Design of a broadband piezoelectric energy harvester with piecewise nonlinearity

Abstract

In this study, a novel broadband piezoelectric vibration energy harvester (VEH) is constructed using piecewise nonlinearity. The VEH consists of a piezoelectric cantilever beam and a cylindrical cam-roller-spring structure that can produce negative stiffness and piecewise nonlinearity. The designed piecewise nonlinear force consists of two sections. The first section keeps the nonlinear force small, so that the VEH generates a high peak power, and the second section makes the nonlinear force increase sharply, so that the VEH has a wide bandwidth. Therefore, the designed VEH has higher peak power and wider bandwidth than those VEHs based on smooth magnetic nonlinearity or spring nonlinearity.

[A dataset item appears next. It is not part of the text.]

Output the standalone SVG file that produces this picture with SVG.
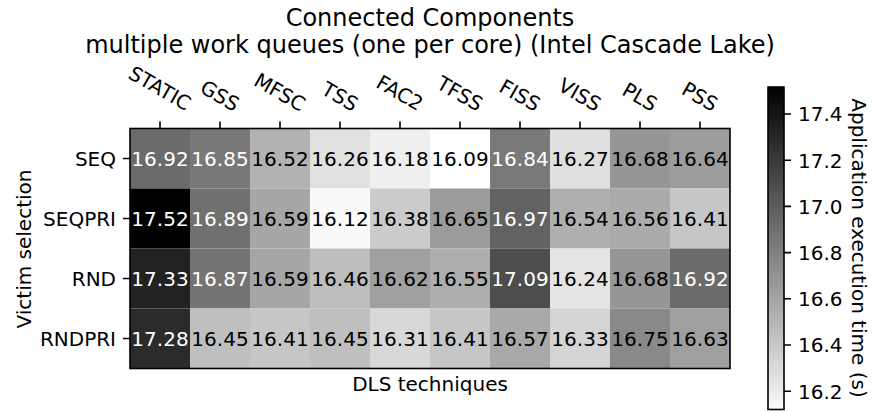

Firstly, a dynamic model is developed and the steady-state periodic responses are obtained by the average method. Then, the influences of the structure parameters of the cam-roller-spring on the performance of the VEH are studied. The results show that compared with the linear system, the piecewise nonlinearity can increase the peak voltage from 28.9 to 64.6 V, increasing by 123%; it can increase the peak power from 0.84 to 4.17 mW, increasing by 396%; and it can increase the operating frequency range from 0.99 to 6.48 Hz, increasing by 554%. Finally, the energy harvesting performance of the designed VEH is compared with the widely used magnet-type and spring-type VEHs, in which the nonlinear forces are smooth. The results show that the proposed VEH has a 9.67% increase in peak power, a 79.2% increase in the frequency band, and a 4.2% increase in maximum efficiency than the magnet-type VEH; and has a 23.5% increase in peak power, a 5.01% increase in the frequency band, and an 8.8% increase in maximum efficiency than the spring-type VEH.